Lines and Bubbles and Bars, Oh My! New Ways to Sift Data
PEOPLE share their videos on YouTube and their photos at Flickr. Now they can share more technical types of displays: graphs, charts and other visuals they create to help them analyze data buried in spreadsheets, tables or text.
At an experimental Web site, Many Eyes, (www.many-eyes.com), users can upload the data they want to visualize, then try sophisticated tools to generate interactive displays. These might range from maps of relationships in the New Testament to a display of the comparative frequency of words used in speeches by Senators Hillary Rodham Clinton and Barack Obama.
The site was created by scientists at the Watson Research Center of I.B.M. in Cambridge, Mass., to help people publish and discuss graphics in a group. Those who register at the site can comment on one another’s work, perhaps visualizing the same information with different tools and discovering unexpected patterns in the data.
Collaboration like this can be an effective way to spur insight, said Pat Hanrahan, a professor of computer science at Stanford whose research includes scientific visualization. “When analyzing information, no single person knows it all,” he said. “When you have a group look at data, you protect against bias. You get more perspectives, and this can lead to more reliable decisions.”
The site is the brainchild of Martin Wattenberg and Fernanda B. Viégas, two I.B.M. researchers at the Cambridge lab. Dr. Wattenberg, a computer scientist and mathematician, says sophisticated visualization tools have historically been the province of professionals in academia, business and government. “We want to bring visualization to a whole new audience,” he said — to people who have had relatively few ways to create and discuss such use of data.
“The conversation about the data is as important as the flow of data from the database,” he said.
The Many Eyes site, begun in January 2007, offers 16 ways to present data, from stack graphs and bar charts to diagrams that let people map relationships. TreeMaps, showing information in colorful rectangles, are among the popular tools.
Initially, the site offered only analytical tools like graphs for visualizing numerical data. “The interesting thing we noticed was that users kept trying to upload blog posts, and entire books,” Dr. Viégas said, so the site added techniques for unstructured text. One tool, called an interleaved tag cloud, lets users compare side by side the relative frequencies of the words in two passages — for instance, President Bush’s State of the Union addresses in 2002 and 2003.
Almost all the tools are interactive, allowing users to change parameters, zoom in or out or show more information when the mouse moves over an image, Dr. Wattenberg said.

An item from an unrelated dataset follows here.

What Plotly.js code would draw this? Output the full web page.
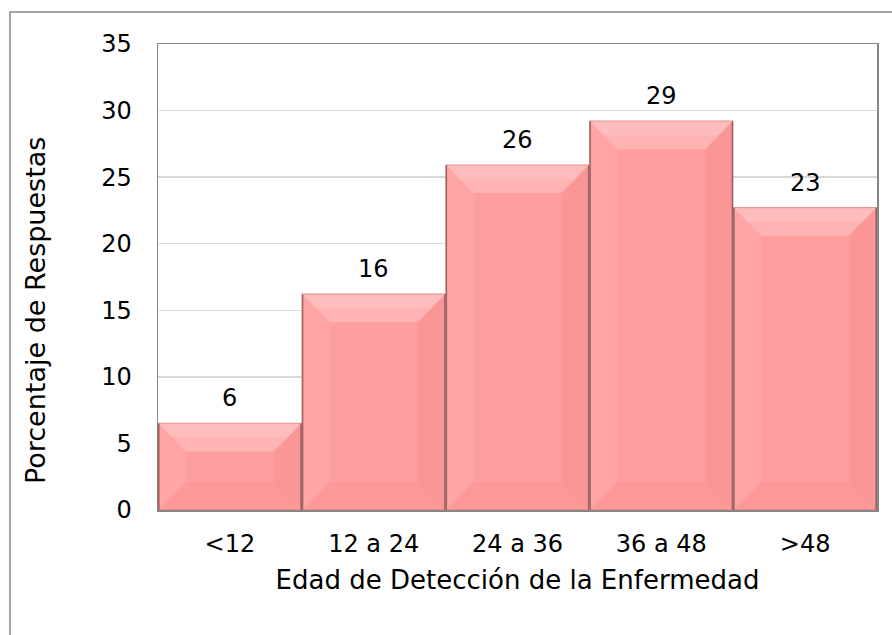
<!DOCTYPE html>
<html>
<head>
<meta charset="utf-8">
<script src="https://cdn.plot.ly/plotly-3.0.1.min.js"></script>
<style>
html,body{margin:0;padding:0;background:#fff;}
#chart{width:892px;height:635px;}
</style>
</head>
<body>
<div id="chart"></div>
<script>
// Data
var categories = ['<12', '12 a 24', '24 a 36', '36 a 48', '>48'];
var values = [6.5, 16.2, 25.9, 29.2, 22.7];
var valueLabels = ['6', '16', '26', '29', '23'];
var yTicks = [0, 5, 10, 15, 20, 25, 30, 35];
var xTitle = 'Edad de Detección de la Enfermedad';
var yTitle = 'Porcentaje de Respuestas';

var positions = categories.map(function (c, i) { return i; });
var barWidth = 0.99;
var FONT = 'DejaVu Sans, Verdana, sans-serif';

// Bevel (lighting) shapes derived from the data
var shapes = [];
var bx = 0.19;   // horizontal bevel in category units
var byMax = 2.1; // vertical bevel in value units
var p = function (pts, close) {
  return 'M' + pts.map(function (q) { return q[0] + ',' + q[1]; }).join(' L') + (close ? ' Z' : '');
};
values.forEach(function (v, i) {
  var x0 = positions[i] - barWidth / 2, x1 = positions[i] + barWidth / 2;
  var by = Math.min(byMax, v / 2);
  var bxx = Math.min(bx, barWidth / 2);
  // top (light)
  shapes.push({type: 'path', xref: 'x', yref: 'y', layer: 'above', line: {width: 0},
    fillcolor: 'rgba(255,255,255,0.22)',
    path: p([[x0, v], [x1, v], [x1 - bxx, v - by], [x0 + bxx, v - by]], true)});
  // softer highlight just under the top edge
  shapes.push({type: 'path', xref: 'x', yref: 'y', layer: 'above', line: {width: 0},
    fillcolor: 'rgba(255,255,255,0.12)',
    path: p([[x0, v], [x1, v], [x1 - bxx * 0.5, v - by * 0.5], [x0 + bxx * 0.5, v - by * 0.5]], true)});
  // bottom (slightly dark)
  shapes.push({type: 'path', xref: 'x', yref: 'y', layer: 'above', line: {width: 0},
    fillcolor: 'rgba(200,70,70,0.06)',
    path: p([[x0, 0], [x1, 0], [x1 - bxx, by], [x0 + bxx, by]], true)});
  // left (light)
  shapes.push({type: 'path', xref: 'x', yref: 'y', layer: 'above', line: {width: 0},
    fillcolor: 'rgba(255,255,255,0.08)',
    path: p([[x0, 0], [x0, v], [x0 + bxx, v - by], [x0 + bxx, by]], true)});
  // right (dark)
  shapes.push({type: 'path', xref: 'x', yref: 'y', layer: 'above', line: {width: 0},
    fillcolor: 'rgba(180,60,60,0.07)',
    path: p([[x1, 0], [x1, v], [x1 - bxx, v - by], [x1 - bxx, by]], true)});
  // dark side edges
  shapes.push({type: 'path', xref: 'x', yref: 'y', layer: 'above',
    line: {color: '#9A6262', width: 1.5},
    path: p([[x0, 0], [x0, v]], false)});
  shapes.push({type: 'path', xref: 'x', yref: 'y', layer: 'above',
    line: {color: '#9A6262', width: 1.5},
    path: p([[x1, 0], [x1, v]], false)});
});

// Outer chart frame
shapes.push({type: 'rect', xref: 'paper', yref: 'paper',
  x0: -0.2058, x1: 1.04, y0: -0.35, y1: 1.0687,
  line: {color: '#888888', width: 1.5}, fillcolor: 'rgba(0,0,0,0)', layer: 'below'});

var annotations = values.map(function (v, i) {
  return {x: positions[i], y: v, xref: 'x', yref: 'y', text: valueLabels[i],
    showarrow: false, yanchor: 'bottom', yshift: 9,
    font: {family: FONT, size: 24, color: '#000'}};
});
// Y axis title (placed as in the original, slightly below the plot centre)
annotations.push({xref: 'paper', yref: 'paper', x: -0.171, y: 0.427,
  xanchor: 'center', yanchor: 'middle', textangle: -90, showarrow: false,
  text: yTitle, font: {family: FONT, size: 27, color: '#000'}});

var trace = {
  type: 'bar',
  x: positions,
  y: values,
  width: barWidth,
  marker: {color: '#FF9E9E', line: {color: '#EE8A8A', width: 1.5}},
  hoverinfo: 'none'
};

var layout = {
  width: 892, height: 635,
  margin: {l: 158, r: 15, t: 44, b: 125},
  paper_bgcolor: '#fff', plot_bgcolor: '#fff',
  showlegend: false,
  font: {family: FONT, size: 24, color: '#000'},
  xaxis: {
    range: [-0.5, 4.5],
    tickvals: positions, ticktext: categories,
    showgrid: false, zeroline: false,
    showline: true, linecolor: '#868686', linewidth: 1.5, mirror: true,
    ticks: '', ticklabelstandoff: 12,
    tickfont: {family: FONT, size: 24, color: '#000'},
    title: {text: xTitle, standoff: 13,
      font: {family: FONT, size: 26, color: '#000'}}
  },
  yaxis: {
    range: [0, 35], tickvals: yTicks,
    showgrid: true, gridcolor: '#D9D9D9', gridwidth: 1.5,
    zeroline: false,
    showline: true, linecolor: '#868686', linewidth: 1.5, mirror: true,
    ticks: '', ticklabelstandoff: 20,
    tickfont: {family: FONT, size: 24, color: '#000'}
  },
  shapes: shapes,
  annotations: annotations
};

Plotly.newPlot('chart', [trace], layout, {displayModeBar: false, staticPlot: true});
</script>
</body>
</html>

Users can embed images and links to their visualizations in their Web sites or blogs, just as they can embed YouTube videos. “It’s great that people can paste in a YouTube video of cats” on their blogs, Dr. Viégas said. “So why not a visual that gives you some insight into the sea of data that surrounds us? I might find one thing; someone else, something completely different, and that’s where the conversation starts.”

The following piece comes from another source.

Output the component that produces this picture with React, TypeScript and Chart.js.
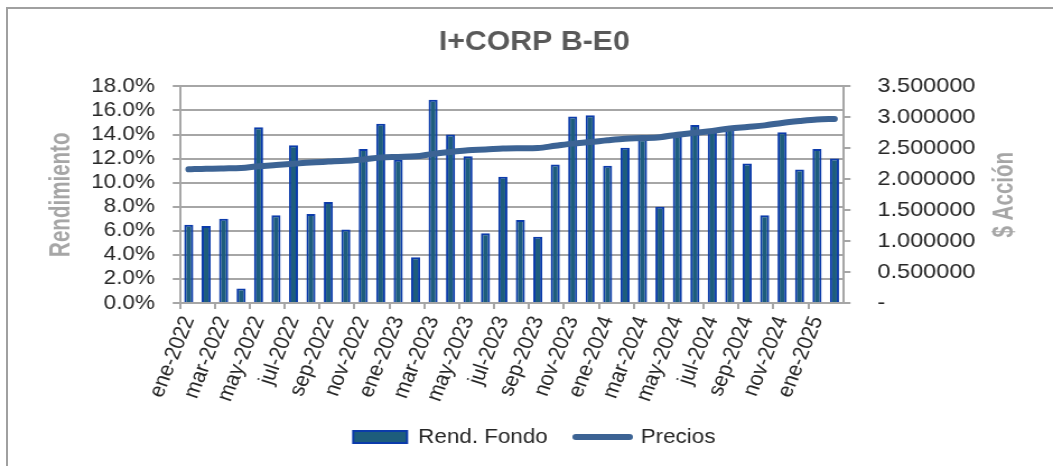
import React, { useEffect, useRef } from 'react';
import { Chart, registerables } from 'chart.js';

Chart.register(...registerables);

// ---- data ----
const months: string[] = [
  'ene-2022', 'feb-2022', 'mar-2022', 'abr-2022', 'may-2022', 'jun-2022', 'jul-2022', 'ago-2022', 'sep-2022', 'oct-2022', 'nov-2022', 'dic-2022',
  'ene-2023', 'feb-2023', 'mar-2023', 'abr-2023', 'may-2023', 'jun-2023', 'jul-2023', 'ago-2023', 'sep-2023', 'oct-2023', 'nov-2023', 'dic-2023',
  'ene-2024', 'feb-2024', 'mar-2024', 'abr-2024', 'may-2024', 'jun-2024', 'jul-2024', 'ago-2024', 'sep-2024', 'oct-2024', 'nov-2024', 'dic-2024',
  'ene-2025', 'feb-2025',
];

const rendFondo: number[] = [
  6.5, 6.4, 7.0, 1.2, 14.6, 7.3, 13.1, 7.4, 8.4, 6.1, 12.8, 14.9,
  11.9, 3.8, 16.9, 14.0, 12.2, 5.8, 10.5, 6.9, 5.5, 11.5, 15.5, 15.6,
  11.4, 12.9, 13.6, 8.0, 13.9, 14.8, 14.3, 14.6, 11.6, 7.3, 14.2, 11.1,
  12.8, 12.0,
];

const precios: number[] = [
  2.16, 2.17, 2.175, 2.18, 2.21, 2.23, 2.25, 2.27, 2.285, 2.30, 2.32, 2.35,
  2.36, 2.37, 2.41, 2.44, 2.47, 2.48, 2.495, 2.50, 2.505, 2.54, 2.575, 2.60,
  2.63, 2.655, 2.665, 2.68, 2.72, 2.75, 2.78, 2.82, 2.845, 2.87, 2.91, 2.94,
  2.965, 2.975,
];

const chartTitle = 'I+CORP B-E0';
const leftAxisTitle = 'Rendimiento';
const rightAxisTitle = '$ Acción';
const seriesNames = ['Rend. Fondo', 'Precios'];

// ---- styling ----
const FONT = '"Liberation Sans", Arial, Helvetica, sans-serif';
const GRID = '#A6A6A6';
const TEXT = '#262626';
const BAR_FILL = '#1D5D7C';
const BAR_BORDER = '#0B3BAA';
const LINE = '#3C6394';

const CW = 940; // internal canvas width (stretched to 1053 by CSS)
const CH = 466;

export default function App() {
  const ref = useRef<HTMLCanvasElement>(null);

  useEffect(() => {
    if (!ref.current) return;
    Chart.defaults.font.family = FONT;

    const axisTitles = {
      id: 'axisTitles',
      afterDraw(chart: any) {
        const { ctx, chartArea } = chart;
        const cy = (chartArea.top + chartArea.bottom) / 2;
        ctx.save();
        ctx.fillStyle = '#A6A6A6';
        ctx.font = `bold 26px ${FONT}`;
        ctx.textAlign = 'center';
        ctx.textBaseline = 'middle';
        const items: [string, number][] = [
          [leftAxisTitle, 54.5],
          [rightAxisTitle, 897.3],
        ];
        items.forEach(([t, x]) => {
          ctx.save();
          ctx.translate(x, cy);
          ctx.rotate(-Math.PI / 2);
          ctx.scale(0.79, 1);
          ctx.fillText(t, 0, 0);
          ctx.restore();
        });
        ctx.restore();
      },
    };

    const chart = new Chart(ref.current, {
      type: 'bar',
      data: {
        labels: months,
        datasets: [
          {
            type: 'bar',
            label: seriesNames[0],
            data: rendFondo,
            yAxisID: 'y',
            backgroundColor: BAR_FILL,
            borderColor: BAR_BORDER,
            borderWidth: 2,
            barPercentage: 0.52,
            categoryPercentage: 1,
            order: 1,
          },
          {
            type: 'line',
            label: seriesNames[1],
            data: precios,
            yAxisID: 'y1',
            borderColor: LINE,
            backgroundColor: LINE,
            borderWidth: 6,
            pointRadius: 0,
            cubicInterpolationMode: 'monotone',
            borderCapStyle: 'round',
            borderJoinStyle: 'round',
            order: 0,
          },
        ],
      } as any,
      options: {
        responsive: false,
        animation: false,
        devicePixelRatio: 1,
        layout: { padding: { left: 14, right: 0, top: 0, bottom: 9 } },
        plugins: {
          title: {
            display: true,
            text: chartTitle,
            color: '#595959',
            font: { family: FONT, size: 27, weight: 'bold' },
            padding: { top: 26, bottom: 28 },
          },
          legend: {
            position: 'bottom',
            labels: {
              usePointStyle: true,
              pointStyleWidth: 48,
              boxHeight: 12,
              padding: 25,
              color: TEXT,
              font: { family: FONT, size: 20 },
              generateLabels: (c: any) => {
                const items = (Chart.defaults.plugins.legend.labels as any).generateLabels(c);
                items.sort((a: any, b: any) => a.datasetIndex - b.datasetIndex);
                items.forEach((it: any) => {
                  if (it.datasetIndex === 0) {
                    it.pointStyle = 'rect';
                    it.fillStyle = BAR_FILL;
                    it.strokeStyle = BAR_BORDER;
                    it.lineWidth = 2;
                  } else {
                    it.pointStyle = 'line';
                    it.strokeStyle = LINE;
                    it.lineWidth = 6;
                    it.lineCap = 'round';
                  }
                });
                return items;
              },
            },
          },
          tooltip: { enabled: false },
        },
        scales: {
          x: {
            offset: true,
            grid: {
              drawOnChartArea: false,
              offset: true,
              drawTicks: true,
              tickLength: 6,
              tickWidth: 2,
              lineWidth: 2,
              color: GRID,
              tickColor: (ctx: any) => (ctx.index % 2 === 0 ? GRID : 'rgba(0,0,0,0)'),
            },
            border: { display: true, color: GRID, width: 2 },
            ticks: {
              autoSkip: false,
              maxRotation: 70,
              minRotation: 70,
              padding: 4,
              color: TEXT,
              font: { family: FONT, size: 20 },
              callback: (_v: any, i: number) => (i % 2 === 0 ? months[i] : ''),
            },
            afterFit: (s: any) => {
              s.height = 99;
            },
          },
          y: {
            position: 'left',
            min: 0,
            max: 18,
            grid: { color: GRID, lineWidth: 2, drawTicks: true, tickLength: 6.5 },
            border: { display: true, color: GRID, width: 2 },
            ticks: {
              autoSkip: false,
              stepSize: 2,
              padding: 16,
              color: TEXT,
              font: { family: FONT, size: 20 },
              callback: (v: any) => Number(v).toFixed(1) + '%',
            },
            afterFit: (s: any) => {
              s.width = 146.7;
            },
          },
          y1: {
            position: 'right',
            min: 0,
            max: 3.5,
            grid: { drawOnChartArea: false, color: GRID, lineWidth: 2, drawTicks: true, tickLength: 6.5 },
            border: { display: true, color: GRID, width: 2 },
            ticks: {
              autoSkip: false,
              stepSize: 0.5,
              padding: 24,
              color: TEXT,
              font: { family: FONT, size: 21 },
              callback: (v: any) => (Number(v) === 0 ? '-' : Number(v).toFixed(6)),
            },
            afterFit: (s: any) => {
              s.width = 187.3;
            },
          },
        },
      } as any,
      plugins: [axisTitles],
    });

    return () => chart.destroy();
  }, []);

  return (
    <div
      style={{
        position: 'fixed',
        left: 0,
        top: 0,
        width: 1053,
        height: 466,
        overflow: 'hidden',
        background: '#fff',
      }}
    >
      <canvas
        ref={ref}
        width={CW}
        height={CH}
        style={{ width: '1053px', height: '466px', display: 'block' }}
      />
      <div
        style={{
          position: 'absolute',
          left: 6,
          top: 7,
          width: 1100,
          height: 500,
          borderLeft: '2px solid #A0A0A0',
          borderTop: '2px solid #A0A0A0',
          pointerEvents: 'none',
        }}
      />
    </div>
  );
}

Rich Hoeg, a technology manager who lives in New Hope, Minn., and has a blog at econtent.typepad.com, was so taken with the possibilities for group collaboration that he wrote a tutorial on using Many Eyes as part of his series called “NorthStar Nerd Tutorials.”

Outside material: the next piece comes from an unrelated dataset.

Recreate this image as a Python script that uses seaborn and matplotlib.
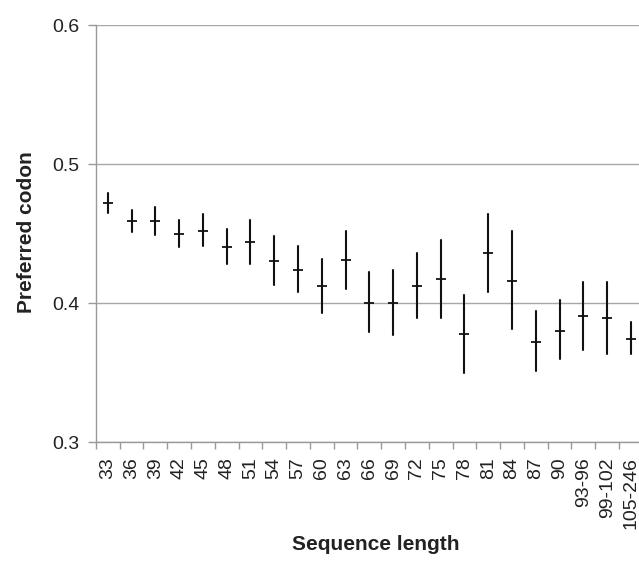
import matplotlib
matplotlib.use("Agg")
import matplotlib.pyplot as plt
import seaborn as sns
import pandas as pd
import numpy as np

lengths = ['33', '36', '39', '42', '45', '48', '51', '54', '57', '60', '63', '66',
           '69', '72', '75', '78', '81', '84', '87', '90', '93-96', '99-102', '105-246']
mean_vals = [0.472, 0.459, 0.459, 0.450, 0.452, 0.440, 0.444, 0.430, 0.424, 0.412, 0.431, 0.400,
             0.400, 0.412, 0.417, 0.378, 0.436, 0.416, 0.372, 0.380, 0.391, 0.389, 0.374]
lower_vals = [0.465, 0.451, 0.449, 0.440, 0.441, 0.428, 0.428, 0.413, 0.408, 0.393, 0.410, 0.379,
              0.377, 0.389, 0.389, 0.350, 0.408, 0.381, 0.351, 0.360, 0.366, 0.363, 0.363]
upper_vals = [0.479, 0.467, 0.469, 0.460, 0.464, 0.453, 0.460, 0.448, 0.441, 0.432, 0.452, 0.422,
              0.424, 0.436, 0.445, 0.406, 0.464, 0.452, 0.394, 0.402, 0.415, 0.415, 0.386]

# long form: median of (low, mean, high) is the mean, full percentile range gives the bar
df = pd.DataFrame({
    'length': lengths * 3,
    'value': lower_vals + mean_vals + upper_vals,
})

sns.set_style('white')
plt.rcParams['font.family'] = ['Liberation Sans', 'DejaVu Sans']

fig = plt.figure(figsize=(6.39, 5.62), dpi=100)
ax = fig.add_axes([0.150, 0.2135, 0.856, 0.742])

sns.pointplot(data=df, x='length', y='value', order=lengths,
              estimator='median', errorbar=('pi', 100),
              color='#111111', marker='_', markersize=7, markeredgewidth=1.3,
              linestyle='none', err_kws={'linewidth': 1.5}, ax=ax)

ax.set_ylim(0.3, 0.6)
ax.set_yticks([0.3, 0.4, 0.5, 0.6])
ax.set_yticklabels(['0.3', '0.4', '0.5', '0.6'], fontsize=14, color='#222222')
ax.yaxis.grid(True, color='#a8a8a8', linewidth=1)
ax.set_axisbelow(True)

ax.set_xlim(-0.5, len(lengths) - 0.5)
ax.set_xticks(range(len(lengths)))
ax.set_xticklabels(lengths, rotation=90, fontsize=14, color='#222222')
ax.set_xticks(np.arange(-0.5, len(lengths), 1), minor=True)
ax.tick_params(axis='x', which='major', length=0, pad=11)
ax.tick_params(axis='x', which='minor', length=5, color='#999999', width=1, bottom=True)
ax.tick_params(axis='y', length=6, color='#999999', width=1, left=True, pad=6)

for s in ['top', 'right']:
    ax.spines[s].set_visible(False)
for s in ['left', 'bottom']:
    ax.spines[s].set_color('#999999')
    ax.spines[s].set_linewidth(1)

ax.set_xlabel('Sequence length', fontsize=15, fontweight='bold', color='#222222')
ax.set_ylabel('Preferred codon', fontsize=15, fontweight='bold', color='#222222')
ax.xaxis.set_label_coords(0.512, -0.222)
ax.yaxis.set_label_coords(-0.11, 0.504)

fig.savefig('out.png', dpi=100)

“Many Eyes is unusual, because it takes advantage of the collective intelligence of a group to get more out of a data set,” he said. For the tutorial, Mr. Hoeg exported enrollment data for graduate engineering students to the site, then used one of the tools there to display the information in various ways.
“I wanted people to understand that you can take the same data and have it tell lots of different stories,” he said.
Dr. Wattenberg noted an example from the site. In charting a particular topic — deaths resulting from human violence in the 20th century — one user originally presented a bubble graph in which the size of the circles represented the number of casualties tied to an event — for instance, World War I or World War II. After discussion on the site about the substantial growth in population during the 20th century, the originator offered two new time-based visualizations of the data, one a line graph and the other a stack graph — plotting the number of casualties against this growing population.
“You could see a new downward trend emerge,” Dr. Wattenberg said. “Violent deaths declined in the latter decades of the century. It’s a slightly more optimistic view.”
Ben Shneiderman, a professor in the computer science department at the University of Maryland, College Park, and a pioneer in information visualization, says sites like Many Eyes are helping to democratize the tools of visualization. “The gift of the Internet is that everyone can participate, and the tools can be brought to a much wider audience,” he said.
Presenting results in a static spreadsheet or table may do the job. “But sometimes it’s like driving with your eyes closed,” he said. “With visualization, it might be possible to open your eyes and see something that will help you” — for instance, patterns, clusters, gaps or outliers in the data.
“The great fun of information visualization,” he said, “is that it gives you answers to questions you didn’t know you had.”